## start
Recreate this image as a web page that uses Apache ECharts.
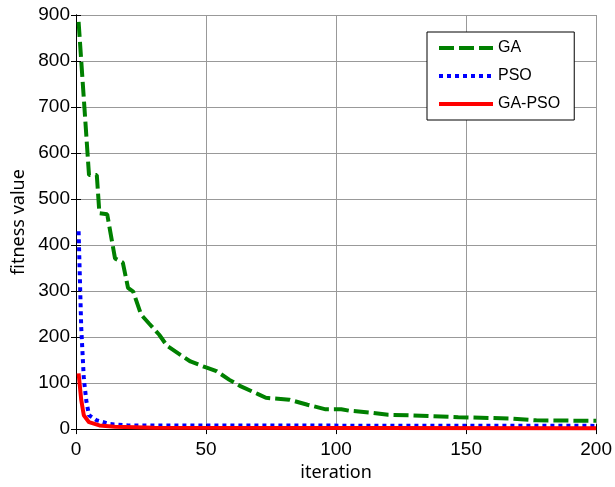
<!DOCTYPE html>
<html>
<head>
<meta charset="utf-8">
<script src="https://cdn.jsdelivr.net/npm/echarts@6/dist/echarts.min.js"></script>
<style>
  html, body { margin: 0; padding: 0; background: #fff; }
  #chart { width: 615px; height: 487px; }
</style>
</head>
<body>
<div id="chart"></div>
<script>
// iteration / fitness pairs
const gaX = [1, 5, 8, 9, 12, 15, 18, 20, 22, 25, 28, 32, 35, 40, 44, 50, 54, 59, 63, 70, 73, 82, 89, 96, 102, 105, 113, 120, 128, 147, 167, 177, 200];
const gaY = [885, 552, 552, 469, 467, 371, 362, 307, 299, 249, 230, 205, 181, 162, 147, 134, 126, 107, 94, 76, 68, 64, 53, 43, 43, 40, 36, 31, 30, 26, 23, 19, 18];

const psoX = [1, 2, 3, 4, 5, 8, 13, 20, 200];
const psoY = [430, 222, 110, 60, 30, 19, 11, 8, 7];

const gapsoX = [1, 2, 3, 5, 9, 15, 30, 200];
const gapsoY = [121, 64, 30, 15, 8, 5, 3, 2];

const xTicks = [0, 50, 100, 150, 200];
const yTicks = [0, 100, 200, 300, 400, 500, 600, 700, 800, 900];

const zip = (xs, ys) => xs.map((x, i) => [x, ys[i]]);

const tickFont = { fontFamily: 'Liberation Sans', fontSize: 19, color: '#000' };
const nameFont = { fontFamily: 'Noto Sans', fontSize: 18, color: '#000' };

const chart = echarts.init(document.getElementById('chart'));

const option = {
  animation: false,
  grid: { left: 76, right: 18, top: 15, bottom: 50 },
  legend: {
    orient: 'vertical',
    left: 427,
    top: 32,
    itemWidth: 54,
    itemHeight: 14,
    itemGap: 12,
    padding: [8, 14, 8, 10],
    borderColor: '#000',
    borderWidth: 1,
    backgroundColor: '#fff',
    itemStyle: { opacity: 0 },
    lineStyle: { width: 4 },
    textStyle: { fontFamily: 'Liberation Sans', fontSize: 16, color: '#000' },
    data: ['GA', 'PSO', 'GA-PSO']
  },
  xAxis: [
    {
      type: 'value',
      min: xTicks[0],
      max: xTicks[xTicks.length - 1],
      interval: 50,
      name: 'iteration',
      nameLocation: 'middle',
      nameGap: 33,
      nameTextStyle: nameFont,
      axisLine: { lineStyle: { color: '#000', width: 1 } },
      axisTick: { inside: true, length: 5, lineStyle: { color: '#000' } },
      axisLabel: Object.assign({ margin: 11 }, tickFont),
      splitLine: { show: true, lineStyle: { color: '#999', width: 1 } }
    },
    {
      type: 'value',
      position: 'top',
      min: 0, max: 200, interval: 50,
      axisLine: { show: true, lineStyle: { color: '#000', width: 1 } },
      axisTick: { show: true, inside: true, length: 5, lineStyle: { color: '#000' } },
      axisLabel: { show: false },
      splitLine: { show: false }
    }
  ],
  yAxis: [
    {
      type: 'value',
      min: yTicks[0],
      max: yTicks[yTicks.length - 1],
      interval: 100,
      name: 'fitness value',
      nameLocation: 'middle',
      nameGap: 47,
      nameTextStyle: nameFont,
      axisLine: { show: true, lineStyle: { color: '#000', width: 1 } },
      axisTick: { show: true, inside: true, length: 5, lineStyle: { color: '#000' } },
      axisLabel: Object.assign({ margin: 6 }, tickFont),
      splitLine: { show: true, lineStyle: { color: '#999', width: 1 } }
    },
    {
      type: 'value',
      position: 'right',
      min: 0, max: 900, interval: 100,
      axisLine: { show: true, lineStyle: { color: '#000', width: 1 } },
      axisTick: { show: true, inside: true, length: 5, lineStyle: { color: '#000' } },
      axisLabel: { show: false },
      splitLine: { show: false }
    }
  ],
  series: [
    {
      name: 'GA',
      type: 'line',
      data: zip(gaX, gaY),
      symbol: 'none',
      clip: false,
      color: '#008000',
      lineStyle: { color: '#008000', width: 4, type: [15, 5] }
    },
    {
      name: 'PSO',
      type: 'line',
      data: zip(psoX, psoY),
      symbol: 'none',
      clip: false,
      color: '#0000ff',
      lineStyle: { color: '#0000ff', width: 4, type: [4, 4] }
    },
    {
      name: 'GA-PSO',
      type: 'line',
      data: zip(gapsoX, gapsoY),
      symbol: 'none',
      clip: false,
      color: '#ff0000',
      lineStyle: { color: '#ff0000', width: 4 }
    }
  ]
};

chart.setOption(option);
</script>
</body>
</html>
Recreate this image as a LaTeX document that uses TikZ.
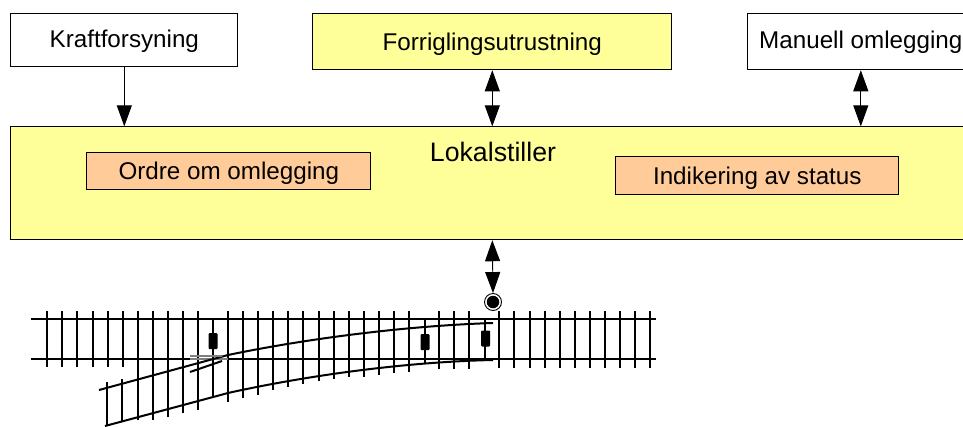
\documentclass[tikz,border=0pt]{standalone}
\usepackage{fontspec}
\setmainfont{Liberation Sans}
\usetikzlibrary{arrows.meta}
\definecolor{lightyellow}{HTML}{FFFF99}
\definecolor{lightorange}{HTML}{FFCC99}
\tikzset{
	box/.style={draw,line width=0.9pt,minimum height=#1,inner sep=0pt,text height=17pt,text depth=0pt,font=\fontsize{24.2}{26}\selectfont},
	box/.default=56pt,
	single/.style={line width=0.9pt,-{Triangle[width=15pt,length=21pt]}},
	double/.style={line width=0.9pt,{Triangle[width=15pt,length=21pt]}-{Triangle[width=15pt,length=21pt]}},
	rail/.style={line width=2pt},
	tie/.style={line width=2pt}
}
\begin{document}
\begin{tikzpicture}[x=1pt,y=-1pt]
	\useasboundingbox (0,0) rectangle (963,426);
	\clip (0,0) rectangle (963,426);
	% boxes
	\node[box=53pt,minimum width=227pt,fill=white,text depth=3pt] (Kraft) at (124.3,40.3) {Kraftforsyning};
	\node[box,minimum width=359pt,fill=lightyellow] (Forrigling) at (492.3,41.8) {Forriglingsutrustning};
	\node[box,minimum width=226pt,fill=white,text depth=3pt] (Manuell) at (860.8,41.8) {Manuell omlegging};
	\node[box=113pt,minimum width=970pt,fill=lightyellow] (Lokal) at (495.8,183.3) {};
	\node[font=\fontsize{26.7}{28}\selectfont] (LokalText) at (493,152) {Lokalstiller};
	\node[box=37pt,minimum width=284pt,fill=lightorange] (Ordre) at (228.8,171.3) {Ordre om omlegging};
	\node[box=38pt,minimum width=283pt,fill=lightorange] (Status) at (757.3,175.8) {Indikering av status};
	% point machine
	\node[circle,draw,fill=white,line width=0.9pt,minimum size=17pt,inner sep=0pt] (Motor) at (493,302) {};
	\node[circle,fill=black,minimum size=12.5pt,inner sep=0pt] (MotorCore) at (Motor.center) {};
	% connectors
	\draw[single] (Kraft.south) -- (Kraft.south |- Lokal.north);
	\draw[double] (Forrigling.south) -- (Forrigling.south |- Lokal.north);
	\draw[double] (Manuell.south) -- (Manuell.south |- Lokal.north);
	\draw[double] (Forrigling.south |- Lokal.south) -- (Motor.north);
	% ties, straight track
	\foreach \k in {0,...,5}
		\draw[tie] ({47.3+15.07*\k},311) -- ({47.3+15.07*\k},367);
	\foreach \k/\ylow in {6/420,7/420,8/417,9/413,10/410,12/402,13/398,14/395,15/390,16/387,17/384,18/381,19/379,20/377,21/377,22/375,23/373,24/372,26/369,27/369,28/369}
		\draw[tie] ({47.3+15.07*\k},311) -- ({47.3+15.07*\k},\ylow);
	\foreach \k in {30,...,40}
		\draw[tie] ({47.3+15.07*\k},311) -- ({47.3+15.07*\k},367.5);
	% short ties with rods
	\draw[tie] (213,320) -- (213,397);
	\draw[tie] (425,318) -- (425,363);
	\draw[tie] (485,318) -- (485,360);
	\draw[tie] (107,382) -- (107,425);
	\draw[tie] (122,379) -- (122,421);
	% rails
	\draw[rail] (31,318.5) -- (656,318.5);
	\draw[rail] (31,359) -- (190,359);
	\draw[rail,gray] (190,359) -- (228,359);
	\draw[rail] (228,359) -- (656,359);
	\draw[rail] (99,390) -- (228,355) .. controls (300,340) and (400,326) .. (493,323);
	\draw[rail] (105,426) -- (228,393) .. controls (300,377) and (400,362) .. (493,360);
	\draw[rail,gray] (190,356) -- (222,356);
	\draw[rail] (190,372) -- (222,361);
	% clamps
	\foreach \cx/\cy in {213/341,425/342,485.5/338.5}
		\fill[rounded corners=1pt] ({\cx-4.5},{\cy-8}) rectangle ({\cx+4.5},{\cy+8});
\end{tikzpicture}
\end{document}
## end
* GIVEN TASK *
Nothing but the lines from the start of the records above through the line with "const chart = echarts.init(document.getElementById('chart'));" should be retyped, each exactly as written; leave out all pictures.

* TASK RESPONSE *
Recreate this image as a web page that uses Apache ECharts.
<!DOCTYPE html>
<html>
<head>
<meta charset="utf-8">
<script src="https://cdn.jsdelivr.net/npm/echarts@6/dist/echarts.min.js"></script>
<style>
  html, body { margin: 0; padding: 0; background: #fff; }
  #chart { width: 615px; height: 487px; }
</style>
</head>
<body>
<div id="chart"></div>
<script>
// iteration / fitness pairs
const gaX = [1, 5, 8, 9, 12, 15, 18, 20, 22, 25, 28, 32, 35, 40, 44, 50, 54, 59, 63, 70, 73, 82, 89, 96, 102, 105, 113, 120, 128, 147, 167, 177, 200];
const gaY = [885, 552, 552, 469, 467, 371, 362, 307, 299, 249, 230, 205, 181, 162, 147, 134, 126, 107, 94, 76, 68, 64, 53, 43, 43, 40, 36, 31, 30, 26, 23, 19, 18];

const psoX = [1, 2, 3, 4, 5, 8, 13, 20, 200];
const psoY = [430, 222, 110, 60, 30, 19, 11, 8, 7];

const gapsoX = [1, 2, 3, 5, 9, 15, 30, 200];
const gapsoY = [121, 64, 30, 15, 8, 5, 3, 2];

const xTicks = [0, 50, 100, 150, 200];
const yTicks = [0, 100, 200, 300, 400, 500, 600, 700, 800, 900];

const zip = (xs, ys) => xs.map((x, i) => [x, ys[i]]);

const tickFont = { fontFamily: 'Liberation Sans', fontSize: 19, color: '#000' };
const nameFont = { fontFamily: 'Noto Sans', fontSize: 18, color: '#000' };

const chart = echarts.init(document.getElementById('chart'));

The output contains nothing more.